▶ [Source material]

□ □ □

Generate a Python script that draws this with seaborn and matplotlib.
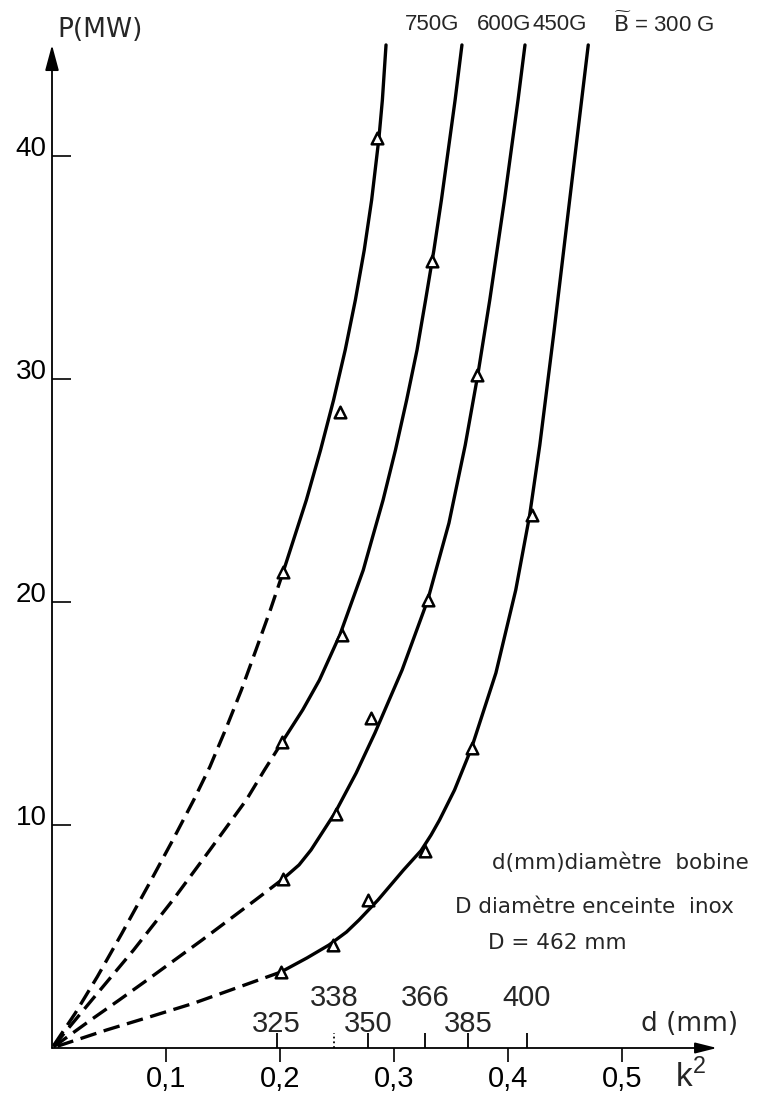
import numpy as np
import pandas as pd
import matplotlib
matplotlib.use("Agg")
import matplotlib.pyplot as plt
import seaborn as sns

# ---------------- data ----------------
fields = ["750G", "600G", "450G", "300G"]

# solid (measured) parts of the curves: k^2 and P (MW)
k_750_solid = [0.2028, 0.2231, 0.2356, 0.2470, 0.2572, 0.2661, 0.2739, 0.2804, 0.2868, 0.2898, 0.2930]
P_750_solid = [21.35, 24.57, 26.82, 29.06, 31.30, 33.54, 35.78, 38.03, 40.81, 42.51, 44.98]
k_600_solid = [0.2021, 0.2199, 0.2346, 0.2525, 0.2730, 0.2904, 0.3013, 0.3111, 0.3202, 0.3277, 0.3350, 0.3416, 0.3536, 0.3596]
P_600_solid = [13.74, 15.16, 16.50, 18.52, 21.43, 24.57, 26.82, 29.06, 31.30, 33.54, 35.78, 38.03, 42.51, 44.98]
k_450_solid = [0.2026, 0.2167, 0.2272, 0.2482, 0.2668, 0.2833, 0.3071, 0.3296, 0.3482, 0.3625, 0.3735, 0.3840, 0.3969, 0.4088, 0.4149]
P_450_solid = [7.58, 8.21, 8.88, 10.54, 12.33, 14.13, 16.95, 20.09, 23.54, 27.04, 30.18, 33.54, 38.03, 42.51, 44.98]
k_300_solid = [0.2009, 0.2237, 0.2430, 0.2583, 0.2693, 0.2860, 0.3083, 0.3237, 0.3325, 0.3399, 0.3531, 0.3680,
               0.3894, 0.4068, 0.4189, 0.4279, 0.4402, 0.4471, 0.4541, 0.4646, 0.4704]
P_300_solid = [3.41, 4.04, 4.62, 5.20, 5.74, 6.64, 7.98, 8.85, 9.55, 10.22, 11.57, 13.45,
               16.82, 20.54, 23.86, 27.04, 32.06, 35.02, 38.03, 42.51, 44.98]

# dashed (extrapolated) parts down to the origin
k_750_dash = [0.2028, 0.1915, 0.1789, 0.1661, 0.1533, 0.1385, 0.1243, 0.1060, 0.0855, 0.0613, 0.0398, 0.0204, 0.0]
P_750_dash = [21.35, 19.64, 17.85, 16.05, 14.41, 12.61, 11.12, 9.33, 7.39, 5.14, 3.20, 1.56, 0.0]
k_600_dash = [0.2021, 0.1864, 0.1704, 0.1385, 0.1061, 0.0715, 0.0349, 0.0]
P_600_dash = [13.74, 12.47, 11.12, 8.88, 6.64, 4.39, 2.15, 0.0]
k_450_dash = [0.2026, 0.1785, 0.1316, 0.1077, 0.0835, 0.0589, 0.0341, 0.0]
P_450_dash = [7.58, 6.64, 4.84, 3.95, 3.05, 2.15, 1.26, 0.0]
k_300_dash = [0.2009, 0.1649, 0.1239, 0.0860, 0.0480, 0.0]
P_300_dash = [3.41, 2.75, 2.00, 1.40, 0.81, 0.0]

# measured points (triangles)
tri_k_750 = [0.2028, 0.2526, 0.2848]
tri_P_750 = [21.35, 28.5, 40.8]
tri_k_600 = [0.2021, 0.2541, 0.3331]
tri_P_600 = [13.74, 18.5, 35.3]
tri_k_450 = [0.2026, 0.2489, 0.2796, 0.3301, 0.3725]
tri_P_450 = [7.58, 10.5, 14.8, 20.1, 30.2]
tri_k_300 = [0.2009, 0.2468, 0.2775, 0.3272, 0.3682, 0.4208]
tri_P_300 = [3.41, 4.62, 6.64, 8.85, 13.44, 23.9]

# axes ticks
k_ticks = [0.1, 0.2, 0.3, 0.4, 0.5]
k_tick_labels = ["0,1", "0,2", "0,3", "0,4", "0,5"]
P_ticks = [10, 20, 30, 40]
P_tick_labels = ["10", "20", "30", "40"]

# coil diameter scale d (mm) placed on the k^2 axis
d_values = [325, 338, 350, 366, 385, 400]
d_k = [0.197, 0.2474, 0.2772, 0.327, 0.365, 0.4167]

curve_labels = ["750G", "600G", "450G", r"$\widetilde{\mathsf{B}}$ = 300 G"]

# ---------------- build tables ----------------
solid = {"750G": (k_750_solid, P_750_solid), "600G": (k_600_solid, P_600_solid),
         "450G": (k_450_solid, P_450_solid), "300G": (k_300_solid, P_300_solid)}
dash = {"750G": (k_750_dash, P_750_dash), "600G": (k_600_dash, P_600_dash),
        "450G": (k_450_dash, P_450_dash), "300G": (k_300_dash, P_300_dash)}
tris = {"750G": (tri_k_750, tri_P_750), "600G": (tri_k_600, tri_P_600),
        "450G": (tri_k_450, tri_P_450), "300G": (tri_k_300, tri_P_300)}

rows = []
for f in fields:
    for part, src in (("solid", solid), ("dashed", dash)):
        kk, pp = src[f]
        for i, (a, b) in enumerate(zip(kk, pp)):
            rows.append({"field": f, "part": part, "order": i, "k": a, "P": b})
curves = pd.DataFrame(rows)
pts = pd.DataFrame([{"field": f, "k": a, "P": b} for f in fields for a, b in zip(*tris[f])])

# ---------------- figure ----------------
sns.set_theme(style="ticks")
plt.rcParams["font.family"] = ["DejaVu Sans"]
plt.rcParams["axes.facecolor"] = "white"
plt.rcParams["lines.solid_capstyle"] = "round"
plt.rcParams["lines.dash_capstyle"] = "butt"
NARROW = ["Liberation Sans", "DejaVu Sans"]
REG = ["Liberation Sans", "DejaVu Sans"]

W, H = 759, 1095
x0, y0 = 52, 1048          # origin in pixels
xr, yt = 717, 45           # arrow tips
fig = plt.figure(figsize=(W / 100, H / 100), dpi=100)
ax = fig.add_axes([x0 / W, 1 - y0 / H, (xr - x0) / W, (y0 - yt) / H])
kmax = (xr - x0) / 1140.0
pmax = (y0 - yt) / 22.3
ax.set_xlim(0, kmax)
ax.set_ylim(0, pmax)

sns.lineplot(data=curves, x="k", y="P", hue="field", style="part",
             palette={f: "black" for f in fields},
             dashes={"solid": "", "dashed": (5, 2.3)},
             sort=False, estimator=None, linewidth=2.4, legend=False,
             ax=ax, clip_on=False)
sns.scatterplot(data=pts, x="k", y="P", marker="^", s=70, color="white",
                edgecolor="black", linewidth=1.8, zorder=5, legend=False,
                ax=ax, clip_on=False)

for s in ax.spines.values():
    s.set_visible(False)
arrow_y = dict(arrowstyle="-|>,head_length=1.3,head_width=0.35", lw=1.3, color="black",
               shrinkA=0, shrinkB=0, mutation_scale=12)
arrow_x = dict(arrowstyle="-|>,head_length=1.2,head_width=0.3", lw=1.3, color="black",
               shrinkA=0, shrinkB=0, mutation_scale=11)
ax.annotate("", xy=(0, 1), xytext=(0, 0), xycoords="axes fraction", arrowprops=arrow_y)
ax.annotate("", xy=(1, 0), xytext=(0, 0), xycoords="axes fraction", arrowprops=arrow_x)

ax.set_xticks(k_ticks, labels=k_tick_labels, family=NARROW, fontsize=21)
ax.set_yticks(P_ticks, labels=P_tick_labels, family=REG, fontsize=20, va="baseline")
ax.tick_params(axis="x", direction="out", length=10, width=1.2, pad=2, colors="black")
ax.tick_params(axis="y", direction="in", length=14, width=1.2, pad=4, colors="black")
ax.set_xlabel("")
ax.set_ylabel("")

# d (mm) scale ticks pointing up from the k^2 axis
d_styles = ["solid", ":", "solid", "solid", "solid", "solid"]
d_rows = [0, 1, 0, 1, 0, 1]
ax.vlines(d_k, 0, 15 / (y0 - yt), transform=ax.get_xaxis_transform(),
          colors="black", linewidths=1.3, linestyles=d_styles, clip_on=False)
for kv, dv, r in zip(d_k, d_values, d_rows):
    ax.annotate(str(dv), xy=(kv, 0), xycoords=("data", "axes fraction"),
                xytext=(0, 17.5 + 18.5 * r), textcoords="offset points",
                ha="center", va="center", family=NARROW, fontsize=21)

ax.text((690 - x0) / 1140, (y0 - 1024) / 22.3, "d (mm)", ha="center", va="center",
        fontsize=19, clip_on=False)
ax.text((690 - x0) / 1140, (y0 - 1077) / 22.3, r"k$^{\mathregular{2}}$", ha="center",
        va="center", family=NARROW, fontsize=24, clip_on=False)
ax.text((100 - x0) / 1140, (y0 - 30) / 22.3, "P(MW)", ha="center", va="center",
        fontsize=19, clip_on=False)

label_x = [432, 504, 560, 664]
for lx, lab in zip(label_x, curve_labels):
    ax.text((lx - x0) / 1140, (y0 - 25) / 22.3, lab, ha="center", va="center",
            family=NARROW, fontsize=16, clip_on=False)

notes = ["d(mm)diamètre  bobine", "D diamètre enceinte  inox", "D = 462 mm"]
note_x = [492, 455, 488]
note_y = [863, 907, 943]
for t, nx, ny in zip(notes, note_x, note_y):
    ax.text((nx - x0) / 1140, (y0 - ny) / 22.3, t, ha="left", va="center",
            fontsize=15.5, clip_on=False)

fig.savefig("out.png", dpi=100, facecolor="white")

□ □ □

▶ [Work to be completed] Return only the lines from the start of the data through the line that contains "P_300_dash = [3.41, 2.75, 2.00, 1.40, 0.81, 0.0]", please, copying them exactly and omitting all pictures.

▶ [Solution to this task]
Generate a Python script that draws this with seaborn and matplotlib.
import numpy as np
import pandas as pd
import matplotlib
matplotlib.use("Agg")
import matplotlib.pyplot as plt
import seaborn as sns

# ---------------- data ----------------
fields = ["750G", "600G", "450G", "300G"]

# solid (measured) parts of the curves: k^2 and P (MW)
k_750_solid = [0.2028, 0.2231, 0.2356, 0.2470, 0.2572, 0.2661, 0.2739, 0.2804, 0.2868, 0.2898, 0.2930]
P_750_solid = [21.35, 24.57, 26.82, 29.06, 31.30, 33.54, 35.78, 38.03, 40.81, 42.51, 44.98]
k_600_solid = [0.2021, 0.2199, 0.2346, 0.2525, 0.2730, 0.2904, 0.3013, 0.3111, 0.3202, 0.3277, 0.3350, 0.3416, 0.3536, 0.3596]
P_600_solid = [13.74, 15.16, 16.50, 18.52, 21.43, 24.57, 26.82, 29.06, 31.30, 33.54, 35.78, 38.03, 42.51, 44.98]
k_450_solid = [0.2026, 0.2167, 0.2272, 0.2482, 0.2668, 0.2833, 0.3071, 0.3296, 0.3482, 0.3625, 0.3735, 0.3840, 0.3969, 0.4088, 0.4149]
P_450_solid = [7.58, 8.21, 8.88, 10.54, 12.33, 14.13, 16.95, 20.09, 23.54, 27.04, 30.18, 33.54, 38.03, 42.51, 44.98]
k_300_solid = [0.2009, 0.2237, 0.2430, 0.2583, 0.2693, 0.2860, 0.3083, 0.3237, 0.3325, 0.3399, 0.3531, 0.3680,
               0.3894, 0.4068, 0.4189, 0.4279, 0.4402, 0.4471, 0.4541, 0.4646, 0.4704]
P_300_solid = [3.41, 4.04, 4.62, 5.20, 5.74, 6.64, 7.98, 8.85, 9.55, 10.22, 11.57, 13.45,
               16.82, 20.54, 23.86, 27.04, 32.06, 35.02, 38.03, 42.51, 44.98]

# dashed (extrapolated) parts down to the origin
k_750_dash = [0.2028, 0.1915, 0.1789, 0.1661, 0.1533, 0.1385, 0.1243, 0.1060, 0.0855, 0.0613, 0.0398, 0.0204, 0.0]
P_750_dash = [21.35, 19.64, 17.85, 16.05, 14.41, 12.61, 11.12, 9.33, 7.39, 5.14, 3.20, 1.56, 0.0]
k_600_dash = [0.2021, 0.1864, 0.1704, 0.1385, 0.1061, 0.0715, 0.0349, 0.0]
P_600_dash = [13.74, 12.47, 11.12, 8.88, 6.64, 4.39, 2.15, 0.0]
k_450_dash = [0.2026, 0.1785, 0.1316, 0.1077, 0.0835, 0.0589, 0.0341, 0.0]
P_450_dash = [7.58, 6.64, 4.84, 3.95, 3.05, 2.15, 1.26, 0.0]
k_300_dash = [0.2009, 0.1649, 0.1239, 0.0860, 0.0480, 0.0]
P_300_dash = [3.41, 2.75, 2.00, 1.40, 0.81, 0.0]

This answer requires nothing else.